INFORMATION SUPPLIED>
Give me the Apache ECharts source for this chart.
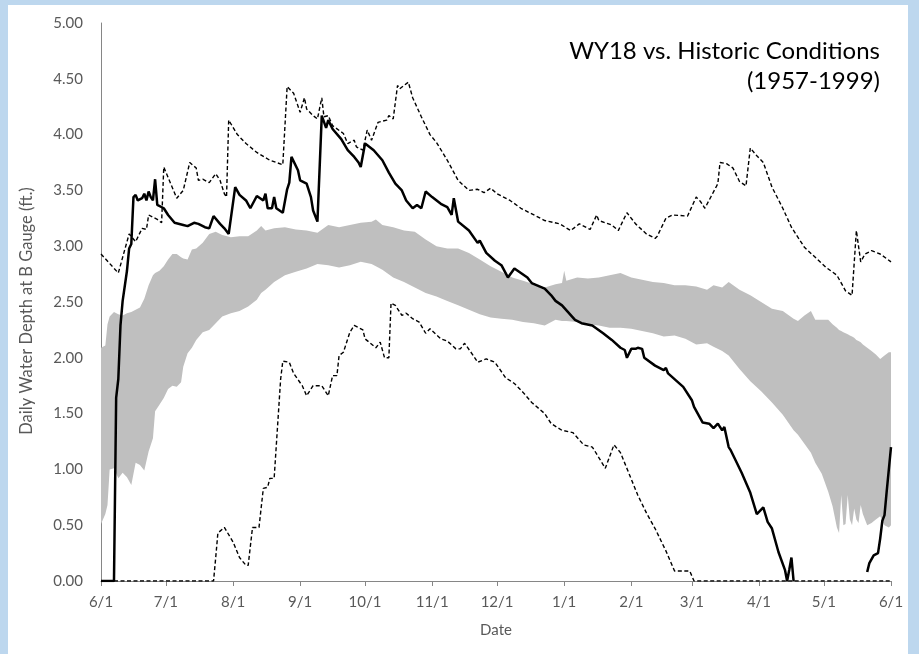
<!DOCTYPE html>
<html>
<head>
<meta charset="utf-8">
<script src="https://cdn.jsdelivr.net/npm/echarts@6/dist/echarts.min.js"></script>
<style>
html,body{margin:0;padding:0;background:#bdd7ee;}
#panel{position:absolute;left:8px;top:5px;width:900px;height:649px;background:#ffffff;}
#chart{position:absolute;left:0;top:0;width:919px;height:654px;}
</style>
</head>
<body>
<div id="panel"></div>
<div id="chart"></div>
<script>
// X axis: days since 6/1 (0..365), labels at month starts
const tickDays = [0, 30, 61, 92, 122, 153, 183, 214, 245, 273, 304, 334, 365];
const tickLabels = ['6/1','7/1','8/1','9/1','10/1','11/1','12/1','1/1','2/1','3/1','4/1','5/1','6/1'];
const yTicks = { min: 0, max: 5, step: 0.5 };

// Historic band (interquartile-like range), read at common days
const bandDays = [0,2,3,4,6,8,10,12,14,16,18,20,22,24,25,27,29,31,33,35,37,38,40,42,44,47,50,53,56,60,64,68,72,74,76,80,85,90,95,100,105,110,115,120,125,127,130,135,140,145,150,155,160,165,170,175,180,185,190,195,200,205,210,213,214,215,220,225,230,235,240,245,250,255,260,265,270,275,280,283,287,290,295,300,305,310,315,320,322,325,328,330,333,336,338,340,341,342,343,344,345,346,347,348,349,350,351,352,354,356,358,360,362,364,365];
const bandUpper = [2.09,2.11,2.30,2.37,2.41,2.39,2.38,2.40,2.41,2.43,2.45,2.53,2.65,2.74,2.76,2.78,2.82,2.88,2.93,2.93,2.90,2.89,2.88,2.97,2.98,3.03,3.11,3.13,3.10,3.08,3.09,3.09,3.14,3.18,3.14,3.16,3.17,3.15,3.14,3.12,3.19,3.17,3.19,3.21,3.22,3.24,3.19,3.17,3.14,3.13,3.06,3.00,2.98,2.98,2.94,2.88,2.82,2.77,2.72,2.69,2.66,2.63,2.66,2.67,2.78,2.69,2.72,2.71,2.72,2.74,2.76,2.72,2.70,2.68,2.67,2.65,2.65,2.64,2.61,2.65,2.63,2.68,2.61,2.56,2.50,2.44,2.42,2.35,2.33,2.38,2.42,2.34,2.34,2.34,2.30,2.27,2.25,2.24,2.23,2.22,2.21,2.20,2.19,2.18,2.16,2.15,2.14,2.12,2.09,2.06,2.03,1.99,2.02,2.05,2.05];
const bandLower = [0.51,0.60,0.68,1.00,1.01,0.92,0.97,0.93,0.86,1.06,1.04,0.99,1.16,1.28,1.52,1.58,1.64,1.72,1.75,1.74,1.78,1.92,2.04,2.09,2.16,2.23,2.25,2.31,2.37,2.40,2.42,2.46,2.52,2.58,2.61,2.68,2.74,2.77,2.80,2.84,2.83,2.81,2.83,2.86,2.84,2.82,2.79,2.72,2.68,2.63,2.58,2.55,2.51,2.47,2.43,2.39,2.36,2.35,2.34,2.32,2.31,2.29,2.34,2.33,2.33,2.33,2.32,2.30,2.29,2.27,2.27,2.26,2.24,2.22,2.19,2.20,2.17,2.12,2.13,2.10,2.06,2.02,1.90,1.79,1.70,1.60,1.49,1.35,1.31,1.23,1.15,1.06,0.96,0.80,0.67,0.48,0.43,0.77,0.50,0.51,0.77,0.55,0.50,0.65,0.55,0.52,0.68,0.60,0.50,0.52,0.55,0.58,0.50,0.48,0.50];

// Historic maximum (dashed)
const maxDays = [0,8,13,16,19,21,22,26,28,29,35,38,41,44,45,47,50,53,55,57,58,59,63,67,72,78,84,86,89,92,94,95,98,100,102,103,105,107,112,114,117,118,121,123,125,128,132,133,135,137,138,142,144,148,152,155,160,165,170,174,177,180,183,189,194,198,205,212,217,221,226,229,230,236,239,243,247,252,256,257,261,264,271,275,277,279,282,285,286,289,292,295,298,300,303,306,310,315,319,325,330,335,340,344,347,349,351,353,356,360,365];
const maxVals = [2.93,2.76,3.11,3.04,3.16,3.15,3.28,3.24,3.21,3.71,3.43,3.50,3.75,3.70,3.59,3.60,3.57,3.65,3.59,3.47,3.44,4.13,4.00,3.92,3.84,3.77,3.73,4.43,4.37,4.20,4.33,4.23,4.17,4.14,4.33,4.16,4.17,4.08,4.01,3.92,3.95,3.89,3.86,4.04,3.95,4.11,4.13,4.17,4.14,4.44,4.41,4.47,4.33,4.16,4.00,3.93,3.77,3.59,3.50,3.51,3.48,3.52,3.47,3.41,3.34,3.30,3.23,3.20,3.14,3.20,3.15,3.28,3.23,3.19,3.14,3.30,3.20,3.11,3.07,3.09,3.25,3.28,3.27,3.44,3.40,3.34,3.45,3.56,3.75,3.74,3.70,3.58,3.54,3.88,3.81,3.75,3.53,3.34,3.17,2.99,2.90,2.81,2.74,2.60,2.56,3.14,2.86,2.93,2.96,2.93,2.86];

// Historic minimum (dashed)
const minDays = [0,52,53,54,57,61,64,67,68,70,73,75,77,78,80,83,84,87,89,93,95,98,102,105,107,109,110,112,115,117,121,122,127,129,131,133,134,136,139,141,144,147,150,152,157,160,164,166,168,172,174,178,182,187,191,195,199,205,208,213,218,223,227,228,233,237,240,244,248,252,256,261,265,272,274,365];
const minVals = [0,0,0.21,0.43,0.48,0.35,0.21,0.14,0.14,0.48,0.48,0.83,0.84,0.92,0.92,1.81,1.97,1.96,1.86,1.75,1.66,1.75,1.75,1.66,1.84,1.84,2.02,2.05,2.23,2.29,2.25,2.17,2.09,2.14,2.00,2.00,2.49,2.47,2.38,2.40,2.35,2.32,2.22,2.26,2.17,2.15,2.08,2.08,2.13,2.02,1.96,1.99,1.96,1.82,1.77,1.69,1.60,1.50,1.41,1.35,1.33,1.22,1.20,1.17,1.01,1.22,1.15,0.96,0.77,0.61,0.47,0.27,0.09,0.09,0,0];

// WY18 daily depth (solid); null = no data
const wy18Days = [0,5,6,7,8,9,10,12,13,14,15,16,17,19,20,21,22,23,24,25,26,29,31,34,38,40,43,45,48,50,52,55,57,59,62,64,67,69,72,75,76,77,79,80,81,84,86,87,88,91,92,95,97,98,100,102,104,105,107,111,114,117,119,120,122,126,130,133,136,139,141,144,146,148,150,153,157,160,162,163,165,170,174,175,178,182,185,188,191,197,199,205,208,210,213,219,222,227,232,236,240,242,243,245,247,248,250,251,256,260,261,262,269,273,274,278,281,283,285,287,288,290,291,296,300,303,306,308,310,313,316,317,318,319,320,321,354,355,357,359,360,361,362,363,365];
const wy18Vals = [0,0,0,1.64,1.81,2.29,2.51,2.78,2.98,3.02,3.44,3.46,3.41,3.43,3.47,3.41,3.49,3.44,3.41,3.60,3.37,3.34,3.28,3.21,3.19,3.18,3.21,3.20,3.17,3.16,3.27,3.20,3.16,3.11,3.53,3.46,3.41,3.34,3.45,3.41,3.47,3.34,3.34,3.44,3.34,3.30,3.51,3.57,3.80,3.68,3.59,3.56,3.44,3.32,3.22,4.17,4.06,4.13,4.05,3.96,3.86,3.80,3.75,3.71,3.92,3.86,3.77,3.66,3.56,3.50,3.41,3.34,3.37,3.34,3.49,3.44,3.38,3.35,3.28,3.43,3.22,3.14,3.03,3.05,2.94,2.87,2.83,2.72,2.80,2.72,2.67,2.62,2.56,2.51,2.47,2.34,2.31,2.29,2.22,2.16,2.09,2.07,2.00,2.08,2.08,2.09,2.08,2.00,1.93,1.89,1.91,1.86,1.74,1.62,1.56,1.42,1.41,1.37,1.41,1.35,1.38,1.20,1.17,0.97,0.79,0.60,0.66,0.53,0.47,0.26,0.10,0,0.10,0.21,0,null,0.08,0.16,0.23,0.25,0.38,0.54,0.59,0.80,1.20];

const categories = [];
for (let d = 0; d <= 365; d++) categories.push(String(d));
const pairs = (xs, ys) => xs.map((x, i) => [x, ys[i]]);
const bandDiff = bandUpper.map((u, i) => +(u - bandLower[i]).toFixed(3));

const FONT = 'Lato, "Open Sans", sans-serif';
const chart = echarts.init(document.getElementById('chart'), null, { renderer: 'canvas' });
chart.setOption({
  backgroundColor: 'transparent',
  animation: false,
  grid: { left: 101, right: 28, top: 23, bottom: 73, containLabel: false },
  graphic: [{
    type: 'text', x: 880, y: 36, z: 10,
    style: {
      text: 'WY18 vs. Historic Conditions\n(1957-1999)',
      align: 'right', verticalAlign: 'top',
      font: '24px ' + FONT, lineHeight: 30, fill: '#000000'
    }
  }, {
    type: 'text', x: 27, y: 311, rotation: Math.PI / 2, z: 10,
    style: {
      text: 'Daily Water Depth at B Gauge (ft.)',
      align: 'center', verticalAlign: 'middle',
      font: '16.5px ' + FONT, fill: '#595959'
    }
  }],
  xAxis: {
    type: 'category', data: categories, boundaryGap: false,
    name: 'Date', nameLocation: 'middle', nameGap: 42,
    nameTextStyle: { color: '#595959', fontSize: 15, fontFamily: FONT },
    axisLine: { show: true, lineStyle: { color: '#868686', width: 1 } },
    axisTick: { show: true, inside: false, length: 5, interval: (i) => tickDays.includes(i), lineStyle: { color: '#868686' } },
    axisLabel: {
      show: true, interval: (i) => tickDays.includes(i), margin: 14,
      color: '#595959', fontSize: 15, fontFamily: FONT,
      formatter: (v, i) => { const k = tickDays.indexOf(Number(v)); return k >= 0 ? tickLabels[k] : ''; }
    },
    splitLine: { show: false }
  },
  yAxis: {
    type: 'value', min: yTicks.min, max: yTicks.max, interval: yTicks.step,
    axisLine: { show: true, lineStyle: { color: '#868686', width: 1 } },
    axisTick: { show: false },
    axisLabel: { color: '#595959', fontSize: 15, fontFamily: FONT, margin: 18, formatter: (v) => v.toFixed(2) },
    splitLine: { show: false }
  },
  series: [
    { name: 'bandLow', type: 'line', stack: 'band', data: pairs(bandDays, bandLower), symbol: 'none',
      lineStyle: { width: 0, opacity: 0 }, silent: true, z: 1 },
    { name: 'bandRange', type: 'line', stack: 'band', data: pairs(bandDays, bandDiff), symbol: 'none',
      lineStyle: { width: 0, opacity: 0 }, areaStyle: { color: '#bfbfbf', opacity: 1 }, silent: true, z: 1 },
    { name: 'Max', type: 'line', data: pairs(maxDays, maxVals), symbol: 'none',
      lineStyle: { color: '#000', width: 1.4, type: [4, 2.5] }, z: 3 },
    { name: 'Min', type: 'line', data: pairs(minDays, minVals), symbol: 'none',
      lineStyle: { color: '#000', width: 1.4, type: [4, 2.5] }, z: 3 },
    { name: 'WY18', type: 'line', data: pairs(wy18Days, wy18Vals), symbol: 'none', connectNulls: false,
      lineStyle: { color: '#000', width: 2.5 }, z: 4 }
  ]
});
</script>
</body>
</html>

---

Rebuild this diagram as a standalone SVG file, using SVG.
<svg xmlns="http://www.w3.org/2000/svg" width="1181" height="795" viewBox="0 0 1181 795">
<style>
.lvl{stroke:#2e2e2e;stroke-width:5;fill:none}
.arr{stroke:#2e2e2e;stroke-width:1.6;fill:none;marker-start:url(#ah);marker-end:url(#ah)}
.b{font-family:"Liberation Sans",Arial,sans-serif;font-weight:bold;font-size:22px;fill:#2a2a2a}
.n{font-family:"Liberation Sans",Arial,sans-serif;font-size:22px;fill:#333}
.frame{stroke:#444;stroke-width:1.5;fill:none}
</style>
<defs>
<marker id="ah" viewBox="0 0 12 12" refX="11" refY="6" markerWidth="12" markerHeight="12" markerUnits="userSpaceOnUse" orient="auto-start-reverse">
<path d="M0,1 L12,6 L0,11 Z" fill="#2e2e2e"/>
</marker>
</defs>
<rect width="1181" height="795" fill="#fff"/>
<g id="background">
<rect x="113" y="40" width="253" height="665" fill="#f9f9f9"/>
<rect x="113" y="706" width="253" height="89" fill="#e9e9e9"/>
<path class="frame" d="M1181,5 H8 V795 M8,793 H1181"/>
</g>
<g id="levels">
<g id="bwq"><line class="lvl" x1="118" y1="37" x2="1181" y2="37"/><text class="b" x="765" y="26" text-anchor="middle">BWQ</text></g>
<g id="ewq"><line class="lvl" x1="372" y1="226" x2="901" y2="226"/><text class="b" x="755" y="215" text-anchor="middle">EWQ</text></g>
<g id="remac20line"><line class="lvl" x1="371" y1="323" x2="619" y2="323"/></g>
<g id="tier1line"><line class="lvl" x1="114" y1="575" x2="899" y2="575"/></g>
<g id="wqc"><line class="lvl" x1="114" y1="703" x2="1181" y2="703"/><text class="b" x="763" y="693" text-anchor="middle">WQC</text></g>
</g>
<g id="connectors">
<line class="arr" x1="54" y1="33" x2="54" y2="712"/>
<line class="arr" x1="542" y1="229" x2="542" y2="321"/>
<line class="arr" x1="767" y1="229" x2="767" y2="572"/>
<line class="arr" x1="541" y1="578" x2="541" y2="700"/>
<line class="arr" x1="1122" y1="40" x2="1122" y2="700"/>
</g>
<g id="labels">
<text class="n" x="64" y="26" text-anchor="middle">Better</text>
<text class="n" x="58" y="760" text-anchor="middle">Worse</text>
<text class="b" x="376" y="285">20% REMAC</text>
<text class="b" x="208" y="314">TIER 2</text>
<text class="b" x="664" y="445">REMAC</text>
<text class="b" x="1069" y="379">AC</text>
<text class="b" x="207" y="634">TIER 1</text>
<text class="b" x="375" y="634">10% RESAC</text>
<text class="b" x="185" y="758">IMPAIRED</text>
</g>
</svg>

WHAT THE TASK REQUIRES> From the records above, copy exactly the lines starting at the one with "Give me the" and ending at the one with "5, step: 0.5", and no others. Pictures stay out.

COMPLETED TASK>
Give me the Apache ECharts source for this chart.
<!DOCTYPE html>
<html>
<head>
<meta charset="utf-8">
<script src="https://cdn.jsdelivr.net/npm/echarts@6/dist/echarts.min.js"></script>
<style>
html,body{margin:0;padding:0;background:#bdd7ee;}
#panel{position:absolute;left:8px;top:5px;width:900px;height:649px;background:#ffffff;}
#chart{position:absolute;left:0;top:0;width:919px;height:654px;}
</style>
</head>
<body>
<div id="panel"></div>
<div id="chart"></div>
<script>
// X axis: days since 6/1 (0..365), labels at month starts
const tickDays = [0, 30, 61, 92, 122, 153, 183, 214, 245, 273, 304, 334, 365];
const tickLabels = ['6/1','7/1','8/1','9/1','10/1','11/1','12/1','1/1','2/1','3/1','4/1','5/1','6/1'];
const yTicks = { min: 0, max: 5, step: 0.5 };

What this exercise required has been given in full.